Stolen Eagles lyrics for 'Hotel California' at center of trial

ByAaron Katersky ABCNews logo
Wednesday, February 21, 2024

Opening statements are set to begin Wednesday in the trial of three men charged in an alleged conspiracy to sell nearly 100 stolen pages of Eagles founding member Don Henley's handwritten notes and lyrics for the band's landmark album "Hotel California."

Glenn Horowitz, Craig Inciardi and Edward Kosinki are charged with conspiracy in the case. All three defendants have pleaded not guilty.

According to the indictment, the suspects possessed the stolen notes that included lyrics to the hit songs "Hotel California," "Life in the Fast Lane," and "New Kid In Town."

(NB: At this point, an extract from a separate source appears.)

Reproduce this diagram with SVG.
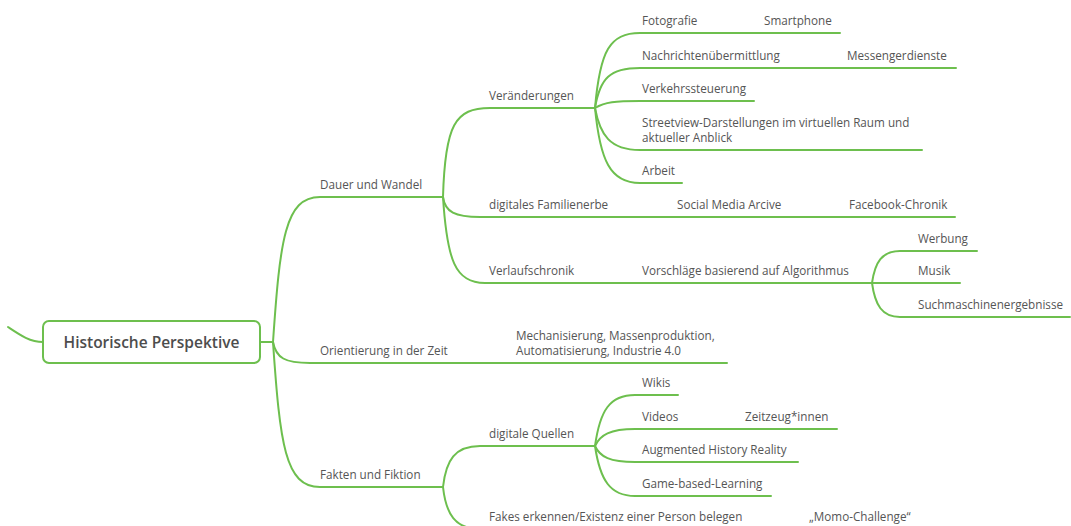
<svg xmlns="http://www.w3.org/2000/svg" width="1071" height="526" viewBox="0 0 1071 526">
  <style>
    .edge { fill: none; stroke: #6dbf4e; stroke-width: 2; stroke-linecap: round; }
    .lbl { font-family: "Open Sans", "Liberation Sans", sans-serif; font-size: 11.7px; fill: #555; }
    .root-box { fill: #fff; stroke: #6dbf4e; stroke-width: 2; }
    .root-lbl { font-family: "Open Sans", "Liberation Sans", sans-serif; font-size: 15.5px; font-weight: 600; fill: #4d4d4d; }
  </style>

  <!-- branches: each path runs from its parent's junction, bends, then underlines the topic -->
  <g id="connectors">
    <path class="edge" d="M8,327 C20,335 30,342 43,342"/>
    <path class="edge" d="M260,342 H273"/>
    <!-- main branches -->
    <path class="edge" d="M273,342 C280,240 285,197 320,197 H443"/>
    <path class="edge" d="M273,342 C276,358 285,363 310,363 H727"/>
    <path class="edge" d="M273,342 C280,444 285,487 320,487 H443"/>
    <!-- Dauer und Wandel -->
    <path class="edge" d="M443,197 C445,125 455,108 490,108 H595"/>
    <path class="edge" d="M443,197 C445,212 455,217 480,217 H955"/>
    <path class="edge" d="M443,197 C447,260 455,283 485,283 H872"/>
    <!-- Veränderungen -->
    <path class="edge" d="M595,108 C600,50 610,33 640,33 H840"/>
    <path class="edge" d="M595,108 C600,78 610,68 640,68 H956"/>
    <path class="edge" d="M595,108 C605,102 615,101 640,101 H754"/>
    <path class="edge" d="M595,108 C600,135 610,150 640,150 H922"/>
    <path class="edge" d="M595,108 C600,160 610,183 640,183 H682"/>
    <!-- Vorschläge basierend auf Algorithmus -->
    <path class="edge" d="M872,283 C875,262 882,251 900,251 H977"/>
    <path class="edge" d="M872,283 H960"/>
    <path class="edge" d="M872,283 C875,305 882,317 900,317 H1070"/>
    <!-- Fakten und Fiktion -->
    <path class="edge" d="M443,487 C446,460 455,446 480,446 H595"/>
    <path class="edge" d="M443,487 C446,514 455,529 480,529 H800"/>
    <!-- digitale Quellen -->
    <path class="edge" d="M595,446 C600,410 610,395 635,395 H678"/>
    <path class="edge" d="M595,446 C600,435 610,429 635,429 H837"/>
    <path class="edge" d="M595,446 C600,457 610,462 635,462 H798"/>
    <path class="edge" d="M595,446 C600,480 610,496 635,496 H771"/>
  </g>

  <g id="root">
    <rect class="root-box" x="43" y="321" width="217" height="42" rx="6"/>
    <text class="root-lbl" x="151.5" y="347.5" text-anchor="middle">Historische Perspektive</text>
  </g>

  <g id="dauer-und-wandel"><text class="lbl" x="320" y="189">Dauer und Wandel</text></g>
  <g id="veraenderungen"><text class="lbl" x="489" y="100">Veränderungen</text></g>
  <g id="fotografie"><text class="lbl" x="642" y="25">Fotografie</text></g>
  <g id="smartphone"><text class="lbl" x="764" y="25">Smartphone</text></g>
  <g id="nachrichten"><text class="lbl" x="642" y="60">Nachrichtenübermittlung</text></g>
  <g id="messenger"><text class="lbl" x="847" y="60">Messengerdienste</text></g>
  <g id="verkehr"><text class="lbl" x="642" y="93">Verkehrssteuerung</text></g>
  <g id="streetview">
    <text class="lbl" x="642" y="127">Streetview-Darstellungen im virtuellen Raum und</text>
    <text class="lbl" x="642" y="142">aktueller Anblick</text>
  </g>
  <g id="arbeit"><text class="lbl" x="642" y="175">Arbeit</text></g>
  <g id="familienerbe"><text class="lbl" x="489" y="209">digitales Familienerbe</text></g>
  <g id="social-media"><text class="lbl" x="677" y="209">Social Media Arcive</text></g>
  <g id="facebook"><text class="lbl" x="849" y="209">Facebook-Chronik</text></g>
  <g id="verlaufschronik"><text class="lbl" x="489" y="275">Verlaufschronik</text></g>
  <g id="vorschlaege"><text class="lbl" x="642" y="275">Vorschläge basierend auf Algorithmus</text></g>
  <g id="werbung"><text class="lbl" x="918" y="243">Werbung</text></g>
  <g id="musik"><text class="lbl" x="918" y="275">Musik</text></g>
  <g id="suchmaschinen"><text class="lbl" x="918" y="309">Suchmaschinenergebnisse</text></g>

  <g id="orientierung"><text class="lbl" x="320" y="355">Orientierung in der Zeit</text></g>
  <g id="industrie">
    <text class="lbl" x="516" y="340">Mechanisierung, Massenproduktion,</text>
    <text class="lbl" x="516" y="355">Automatisierung, Industrie 4.0</text>
  </g>

  <g id="fakten"><text class="lbl" x="320" y="479">Fakten und Fiktion</text></g>
  <g id="digitale-quellen"><text class="lbl" x="489" y="438">digitale Quellen</text></g>
  <g id="wikis"><text class="lbl" x="642" y="387">Wikis</text></g>
  <g id="videos"><text class="lbl" x="642" y="421">Videos</text></g>
  <g id="zeitzeugen"><text class="lbl" x="745" y="421">Zeitzeug*innen</text></g>
  <g id="augmented"><text class="lbl" x="642" y="454">Augmented History Reality</text></g>
  <g id="game"><text class="lbl" x="642" y="488">Game-based-Learning</text></g>
  <g id="fakes"><text class="lbl" x="489" y="521">Fakes erkennen/Existenz einer Person belegen</text></g>
  <g id="momo"><text class="lbl" x="809" y="521">„Momo-Challenge“</text></g>
</svg>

Despite knowing that the materials were stolen, the defendants allegedly attempted to sell the manuscripts, manufactured false provenance and lied to auction houses, potential buyers, and law enforcement about the origin of the material, the Manhattan district attorney's office said.

The manuscripts were originally stolen in the late 1970's by an author who had been hired to write a biography of the Eagles, according to court documents. The biographer eventually sold the manuscripts in 2005 to Horowitz, a rare books dealer, who in turn sold them to Inciardi and Kosinski, the indictment alleges.

When Henley learned they were trying to sell portions of the manuscripts, he filed police reports, told the defendants that the materials were stolen, and demanded the return of his property, according to prosecutors. Rather than making any effort to ensure they actually had rightful ownership, the defendants allegedly responded by engaging in a years-long campaign to prevent Henley from recovering the manuscripts.

According to the indictment, Horowitz and Inciardi worked to fabricate the manuscripts' provenance -- the record of ownership -- and attempted to use that false statement of provenance to coerce Henley into buying back his stolen property. When trying to sell the manuscripts through Christie's, Inciardi allegedly lied and withheld information regarding Henley's claims.

The Manhattan district attorney's office retrieved Henley's stolen manuscripts from Sotheby's and from Kosinski's New Jersey residence, including 84 pages to songs from "Hotel California."

Not long after, Horowitz attempted to exploit the death of founding Eagles member Glenn Frey to prevent criminal prosecution: He allegedly produced a new false statement of provenance, this time claiming that the materials originated from Frey.

"[Frey] alas, is dead and identifying him as the source would make this go away once and for all," prosecutors quoted Horowitz as writing in an email.